Data excerpt |
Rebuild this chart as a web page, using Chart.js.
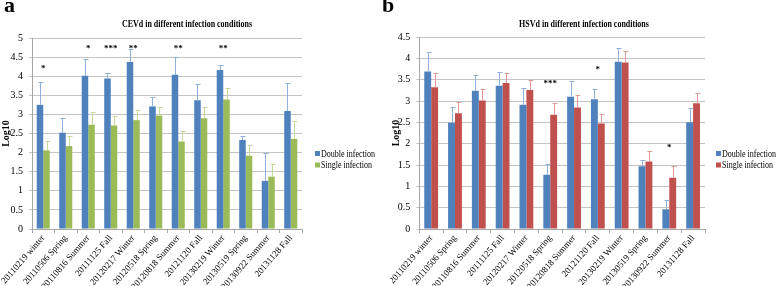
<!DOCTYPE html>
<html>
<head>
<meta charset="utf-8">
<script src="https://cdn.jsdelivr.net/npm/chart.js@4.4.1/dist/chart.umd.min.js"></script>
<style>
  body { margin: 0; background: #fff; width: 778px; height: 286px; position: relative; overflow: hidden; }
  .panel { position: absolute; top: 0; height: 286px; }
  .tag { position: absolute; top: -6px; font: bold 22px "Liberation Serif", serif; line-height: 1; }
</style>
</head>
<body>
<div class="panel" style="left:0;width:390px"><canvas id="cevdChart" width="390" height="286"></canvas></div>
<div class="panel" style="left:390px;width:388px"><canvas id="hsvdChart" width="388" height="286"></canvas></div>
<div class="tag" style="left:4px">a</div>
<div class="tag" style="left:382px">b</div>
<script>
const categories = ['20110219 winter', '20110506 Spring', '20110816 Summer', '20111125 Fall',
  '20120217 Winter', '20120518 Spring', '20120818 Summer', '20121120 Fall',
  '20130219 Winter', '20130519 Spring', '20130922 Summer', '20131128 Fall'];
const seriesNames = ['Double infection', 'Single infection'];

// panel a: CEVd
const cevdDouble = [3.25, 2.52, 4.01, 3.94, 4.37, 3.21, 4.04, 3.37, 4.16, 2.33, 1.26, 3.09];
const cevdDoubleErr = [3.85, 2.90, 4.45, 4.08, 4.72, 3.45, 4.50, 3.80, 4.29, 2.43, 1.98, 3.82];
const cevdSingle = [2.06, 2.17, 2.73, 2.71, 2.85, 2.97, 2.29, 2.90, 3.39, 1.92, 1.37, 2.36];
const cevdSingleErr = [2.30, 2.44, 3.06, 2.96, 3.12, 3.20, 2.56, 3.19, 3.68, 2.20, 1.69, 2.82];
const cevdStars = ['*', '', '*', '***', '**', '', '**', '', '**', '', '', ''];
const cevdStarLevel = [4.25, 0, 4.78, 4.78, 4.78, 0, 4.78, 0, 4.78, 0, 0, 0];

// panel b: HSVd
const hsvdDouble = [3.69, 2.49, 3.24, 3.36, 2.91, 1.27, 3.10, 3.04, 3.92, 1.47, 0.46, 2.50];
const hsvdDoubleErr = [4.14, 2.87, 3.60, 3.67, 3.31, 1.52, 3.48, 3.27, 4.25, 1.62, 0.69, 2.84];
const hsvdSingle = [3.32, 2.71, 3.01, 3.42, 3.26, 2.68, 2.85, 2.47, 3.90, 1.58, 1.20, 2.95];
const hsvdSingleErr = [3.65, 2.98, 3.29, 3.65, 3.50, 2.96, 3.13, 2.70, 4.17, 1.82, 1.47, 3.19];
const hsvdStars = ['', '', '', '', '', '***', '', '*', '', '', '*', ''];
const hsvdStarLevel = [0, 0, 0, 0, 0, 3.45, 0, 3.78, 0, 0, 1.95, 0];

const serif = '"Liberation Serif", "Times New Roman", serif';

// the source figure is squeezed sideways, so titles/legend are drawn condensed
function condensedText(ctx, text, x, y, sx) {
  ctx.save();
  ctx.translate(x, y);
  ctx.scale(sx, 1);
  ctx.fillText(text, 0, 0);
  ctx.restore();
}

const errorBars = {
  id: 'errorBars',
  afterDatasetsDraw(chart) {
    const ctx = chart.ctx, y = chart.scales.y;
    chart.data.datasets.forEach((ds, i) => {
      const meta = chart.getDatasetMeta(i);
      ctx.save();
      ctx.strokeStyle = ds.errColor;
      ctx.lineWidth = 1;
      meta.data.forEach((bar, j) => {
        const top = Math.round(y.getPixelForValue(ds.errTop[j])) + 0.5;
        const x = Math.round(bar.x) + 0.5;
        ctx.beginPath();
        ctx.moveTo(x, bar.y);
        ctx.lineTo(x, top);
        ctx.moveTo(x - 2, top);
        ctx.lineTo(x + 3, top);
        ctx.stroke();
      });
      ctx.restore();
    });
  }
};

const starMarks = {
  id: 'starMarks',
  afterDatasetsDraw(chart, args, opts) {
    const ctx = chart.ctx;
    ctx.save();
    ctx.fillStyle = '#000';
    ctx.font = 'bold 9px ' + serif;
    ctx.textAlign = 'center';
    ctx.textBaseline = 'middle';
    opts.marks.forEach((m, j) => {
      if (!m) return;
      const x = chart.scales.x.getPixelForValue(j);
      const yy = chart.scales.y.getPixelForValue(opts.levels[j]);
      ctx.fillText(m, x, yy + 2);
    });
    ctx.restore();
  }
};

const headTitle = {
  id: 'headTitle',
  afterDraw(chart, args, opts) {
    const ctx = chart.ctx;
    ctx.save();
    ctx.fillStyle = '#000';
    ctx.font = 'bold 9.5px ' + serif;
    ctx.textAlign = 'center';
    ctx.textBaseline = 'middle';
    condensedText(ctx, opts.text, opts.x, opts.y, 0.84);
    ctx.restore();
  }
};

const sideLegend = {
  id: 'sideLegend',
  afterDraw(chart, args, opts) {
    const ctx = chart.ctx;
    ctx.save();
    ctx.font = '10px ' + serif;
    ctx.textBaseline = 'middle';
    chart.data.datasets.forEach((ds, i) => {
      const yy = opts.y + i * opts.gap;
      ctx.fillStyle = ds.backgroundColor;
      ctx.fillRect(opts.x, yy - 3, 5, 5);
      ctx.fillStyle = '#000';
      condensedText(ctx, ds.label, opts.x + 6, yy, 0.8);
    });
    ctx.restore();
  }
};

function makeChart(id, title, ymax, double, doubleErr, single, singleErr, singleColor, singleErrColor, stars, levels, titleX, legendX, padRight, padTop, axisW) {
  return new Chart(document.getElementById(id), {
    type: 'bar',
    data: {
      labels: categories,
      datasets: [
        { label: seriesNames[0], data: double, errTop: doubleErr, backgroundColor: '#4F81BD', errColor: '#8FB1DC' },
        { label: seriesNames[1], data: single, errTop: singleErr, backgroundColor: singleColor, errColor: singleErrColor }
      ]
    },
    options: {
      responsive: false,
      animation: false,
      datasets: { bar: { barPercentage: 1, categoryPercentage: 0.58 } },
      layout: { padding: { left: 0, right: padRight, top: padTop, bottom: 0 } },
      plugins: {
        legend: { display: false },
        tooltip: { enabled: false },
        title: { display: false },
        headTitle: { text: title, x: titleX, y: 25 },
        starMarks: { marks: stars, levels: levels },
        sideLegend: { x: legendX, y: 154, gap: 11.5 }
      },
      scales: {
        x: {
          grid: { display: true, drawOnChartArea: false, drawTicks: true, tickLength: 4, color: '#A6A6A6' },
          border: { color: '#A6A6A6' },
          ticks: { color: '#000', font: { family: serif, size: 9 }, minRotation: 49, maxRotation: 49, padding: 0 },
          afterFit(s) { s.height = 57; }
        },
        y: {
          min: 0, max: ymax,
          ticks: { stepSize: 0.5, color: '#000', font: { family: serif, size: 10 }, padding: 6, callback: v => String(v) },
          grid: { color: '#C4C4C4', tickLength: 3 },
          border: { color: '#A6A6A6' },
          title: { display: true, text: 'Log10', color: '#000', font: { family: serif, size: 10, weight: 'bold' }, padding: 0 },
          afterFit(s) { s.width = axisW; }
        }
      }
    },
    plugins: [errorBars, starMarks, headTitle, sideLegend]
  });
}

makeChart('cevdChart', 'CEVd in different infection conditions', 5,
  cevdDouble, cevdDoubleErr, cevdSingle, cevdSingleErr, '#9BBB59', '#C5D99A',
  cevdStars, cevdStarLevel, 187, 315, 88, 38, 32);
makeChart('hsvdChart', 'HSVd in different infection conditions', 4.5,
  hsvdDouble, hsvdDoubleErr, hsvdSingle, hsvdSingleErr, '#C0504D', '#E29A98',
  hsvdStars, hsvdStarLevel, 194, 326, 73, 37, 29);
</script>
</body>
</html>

Exercise requirements | Reproduce all of the material exactly, apart from the pictures.

Reply |
Rebuild this chart as a web page, using Chart.js.
<!DOCTYPE html>
<html>
<head>
<meta charset="utf-8">
<script src="https://cdn.jsdelivr.net/npm/chart.js@4.4.1/dist/chart.umd.min.js"></script>
<style>
  body { margin: 0; background: #fff; width: 778px; height: 286px; position: relative; overflow: hidden; }
  .panel { position: absolute; top: 0; height: 286px; }
  .tag { position: absolute; top: -6px; font: bold 22px "Liberation Serif", serif; line-height: 1; }
</style>
</head>
<body>
<div class="panel" style="left:0;width:390px"><canvas id="cevdChart" width="390" height="286"></canvas></div>
<div class="panel" style="left:390px;width:388px"><canvas id="hsvdChart" width="388" height="286"></canvas></div>
<div class="tag" style="left:4px">a</div>
<div class="tag" style="left:382px">b</div>
<script>
const categories = ['20110219 winter', '20110506 Spring', '20110816 Summer', '20111125 Fall',
  '20120217 Winter', '20120518 Spring', '20120818 Summer', '20121120 Fall',
  '20130219 Winter', '20130519 Spring', '20130922 Summer', '20131128 Fall'];
const seriesNames = ['Double infection', 'Single infection'];

// panel a: CEVd
const cevdDouble = [3.25, 2.52, 4.01, 3.94, 4.37, 3.21, 4.04, 3.37, 4.16, 2.33, 1.26, 3.09];
const cevdDoubleErr = [3.85, 2.90, 4.45, 4.08, 4.72, 3.45, 4.50, 3.80, 4.29, 2.43, 1.98, 3.82];
const cevdSingle = [2.06, 2.17, 2.73, 2.71, 2.85, 2.97, 2.29, 2.90, 3.39, 1.92, 1.37, 2.36];
const cevdSingleErr = [2.30, 2.44, 3.06, 2.96, 3.12, 3.20, 2.56, 3.19, 3.68, 2.20, 1.69, 2.82];
const cevdStars = ['*', '', '*', '***', '**', '', '**', '', '**', '', '', ''];
const cevdStarLevel = [4.25, 0, 4.78, 4.78, 4.78, 0, 4.78, 0, 4.78, 0, 0, 0];

// panel b: HSVd
const hsvdDouble = [3.69, 2.49, 3.24, 3.36, 2.91, 1.27, 3.10, 3.04, 3.92, 1.47, 0.46, 2.50];
const hsvdDoubleErr = [4.14, 2.87, 3.60, 3.67, 3.31, 1.52, 3.48, 3.27, 4.25, 1.62, 0.69, 2.84];
const hsvdSingle = [3.32, 2.71, 3.01, 3.42, 3.26, 2.68, 2.85, 2.47, 3.90, 1.58, 1.20, 2.95];
const hsvdSingleErr = [3.65, 2.98, 3.29, 3.65, 3.50, 2.96, 3.13, 2.70, 4.17, 1.82, 1.47, 3.19];
const hsvdStars = ['', '', '', '', '', '***', '', '*', '', '', '*', ''];
const hsvdStarLevel = [0, 0, 0, 0, 0, 3.45, 0, 3.78, 0, 0, 1.95, 0];

const serif = '"Liberation Serif", "Times New Roman", serif';

// the source figure is squeezed sideways, so titles/legend are drawn condensed
function condensedText(ctx, text, x, y, sx) {
  ctx.save();
  ctx.translate(x, y);
  ctx.scale(sx, 1);
  ctx.fillText(text, 0, 0);
  ctx.restore();
}

const errorBars = {
  id: 'errorBars',
  afterDatasetsDraw(chart) {
    const ctx = chart.ctx, y = chart.scales.y;
    chart.data.datasets.forEach((ds, i) => {
      const meta = chart.getDatasetMeta(i);
      ctx.save();
      ctx.strokeStyle = ds.errColor;
      ctx.lineWidth = 1;
      meta.data.forEach((bar, j) => {
        const top = Math.round(y.getPixelForValue(ds.errTop[j])) + 0.5;
        const x = Math.round(bar.x) + 0.5;
        ctx.beginPath();
        ctx.moveTo(x, bar.y);
        ctx.lineTo(x, top);
        ctx.moveTo(x - 2, top);
        ctx.lineTo(x + 3, top);
        ctx.stroke();
      });
      ctx.restore();
    });
  }
};

const starMarks = {
  id: 'starMarks',
  afterDatasetsDraw(chart, args, opts) {
    const ctx = chart.ctx;
    ctx.save();
    ctx.fillStyle = '#000';
    ctx.font = 'bold 9px ' + serif;
    ctx.textAlign = 'center';
    ctx.textBaseline = 'middle';
    opts.marks.forEach((m, j) => {
      if (!m) return;
      const x = chart.scales.x.getPixelForValue(j);
      const yy = chart.scales.y.getPixelForValue(opts.levels[j]);
      ctx.fillText(m, x, yy + 2);
    });
    ctx.restore();
  }
};

const headTitle = {
  id: 'headTitle',
  afterDraw(chart, args, opts) {
    const ctx = chart.ctx;
    ctx.save();
    ctx.fillStyle = '#000';
    ctx.font = 'bold 9.5px ' + serif;
    ctx.textAlign = 'center';
    ctx.textBaseline = 'middle';
    condensedText(ctx, opts.text, opts.x, opts.y, 0.84);
    ctx.restore();
  }
};

const sideLegend = {
  id: 'sideLegend',
  afterDraw(chart, args, opts) {
    const ctx = chart.ctx;
    ctx.save();
    ctx.font = '10px ' + serif;
    ctx.textBaseline = 'middle';
    chart.data.datasets.forEach((ds, i) => {
      const yy = opts.y + i * opts.gap;
      ctx.fillStyle = ds.backgroundColor;
      ctx.fillRect(opts.x, yy - 3, 5, 5);
      ctx.fillStyle = '#000';
      condensedText(ctx, ds.label, opts.x + 6, yy, 0.8);
    });
    ctx.restore();
  }
};

function makeChart(id, title, ymax, double, doubleErr, single, singleErr, singleColor, singleErrColor, stars, levels, titleX, legendX, padRight, padTop, axisW) {
  return new Chart(document.getElementById(id), {
    type: 'bar',
    data: {
      labels: categories,
      datasets: [
        { label: seriesNames[0], data: double, errTop: doubleErr, backgroundColor: '#4F81BD', errColor: '#8FB1DC' },
        { label: seriesNames[1], data: single, errTop: singleErr, backgroundColor: singleColor, errColor: singleErrColor }
      ]
    },
    options: {
      responsive: false,
      animation: false,
      datasets: { bar: { barPercentage: 1, categoryPercentage: 0.58 } },
      layout: { padding: { left: 0, right: padRight, top: padTop, bottom: 0 } },
      plugins: {
        legend: { display: false },
        tooltip: { enabled: false },
        title: { display: false },
        headTitle: { text: title, x: titleX, y: 25 },
        starMarks: { marks: stars, levels: levels },
        sideLegend: { x: legendX, y: 154, gap: 11.5 }
      },
      scales: {
        x: {
          grid: { display: true, drawOnChartArea: false, drawTicks: true, tickLength: 4, color: '#A6A6A6' },
          border: { color: '#A6A6A6' },
          ticks: { color: '#000', font: { family: serif, size: 9 }, minRotation: 49, maxRotation: 49, padding: 0 },
          afterFit(s) { s.height = 57; }
        },
        y: {
          min: 0, max: ymax,
          ticks: { stepSize: 0.5, color: '#000', font: { family: serif, size: 10 }, padding: 6, callback: v => String(v) },
          grid: { color: '#C4C4C4', tickLength: 3 },
          border: { color: '#A6A6A6' },
          title: { display: true, text: 'Log10', color: '#000', font: { family: serif, size: 10, weight: 'bold' }, padding: 0 },
          afterFit(s) { s.width = axisW; }
        }
      }
    },
    plugins: [errorBars, starMarks, headTitle, sideLegend]
  });
}

makeChart('cevdChart', 'CEVd in different infection conditions', 5,
  cevdDouble, cevdDoubleErr, cevdSingle, cevdSingleErr, '#9BBB59', '#C5D99A',
  cevdStars, cevdStarLevel, 187, 315, 88, 38, 32);
makeChart('hsvdChart', 'HSVd in different infection conditions', 4.5,
  hsvdDouble, hsvdDoubleErr, hsvdSingle, hsvdSingleErr, '#C0504D', '#E29A98',
  hsvdStars, hsvdStarLevel, 194, 326, 73, 37, 29);
</script>
</body>
</html>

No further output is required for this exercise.